LE RAPPORT DE FORCE GÉOPOLITIQUE SINO-INDIEN

Christophe REVEILLARD

Avril 2008

Dans l’étude comparative des facteurs de puissance, il apparaît que l’Inde et la Chine connaissent des développements les plus souvent distincts dans un environnement géopolitique régional commun, malgré l’existence de la barrière himalayen-ne et du plateau tibétain ainsi que de leurs tropismes en Asie du Sud-Est pour le premier et au Tibet pour le second. C’est donc non dans l’appréciation mais dans la posture choisie en fonction des intérêts nationaux que diffèrent les positionnements stratégiques des deux autres grands de l’Asie1.

L’environnement géopolitique dans lequel évoluent ces puissances présente évidement les déterminants propres à la région mais on peut également constater qu’ils semblent porter à leurs paroxysmes certaines de leurs caractéristiques si particulières.

La course à la prolifération a aboutit en Asie au record du nombre des puissan­ces possédant la capacité nucléaire avec la Chine (1er essai en i960), l’Inde (1974) et le Pakistan (1998). Seule la Chine est reconnue puissance nucléaire au sens du Traité de non prolifération de 1967 (TNP)2. En outre, de nombreux échanges de technologies nucléaires et balistiques existent ou ont existé entre l’une ou l’autre de ces puissances et l’Iran, la Corée du Nord et la Libye.
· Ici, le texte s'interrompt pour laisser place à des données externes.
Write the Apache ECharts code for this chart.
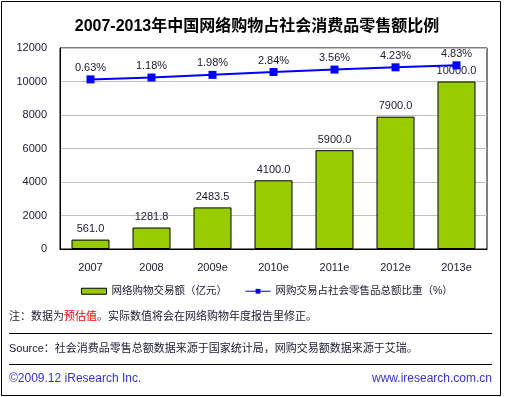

Le continent asiatique connaît de plus une multitude de différends et de conflits frontaliers qui n’ont pas épargné les deux grandes puissances chinoise et indienne elles-mêmes dont pourtant la stratégie de la seule force d’inertie semblait conduire leurs relations frontalières, contrastant avec le dynamisme de leur politique d’in­fluence sur les autres théâtres extérieurs.

Le cadre de la compétition entre les deux grandes puissances asiatiques est éga­lement indissociable d’une histoire fortement marquée par la lutte idéologique, issue principalement de la guerre froide, du non-alignement et du tiers-mondisme, qui se maintient et perdure comme le révèlent notamment les rôles respectifs de l’Armée et du Parti communiste en Chine et les marxistes et les partis communistes en Inde.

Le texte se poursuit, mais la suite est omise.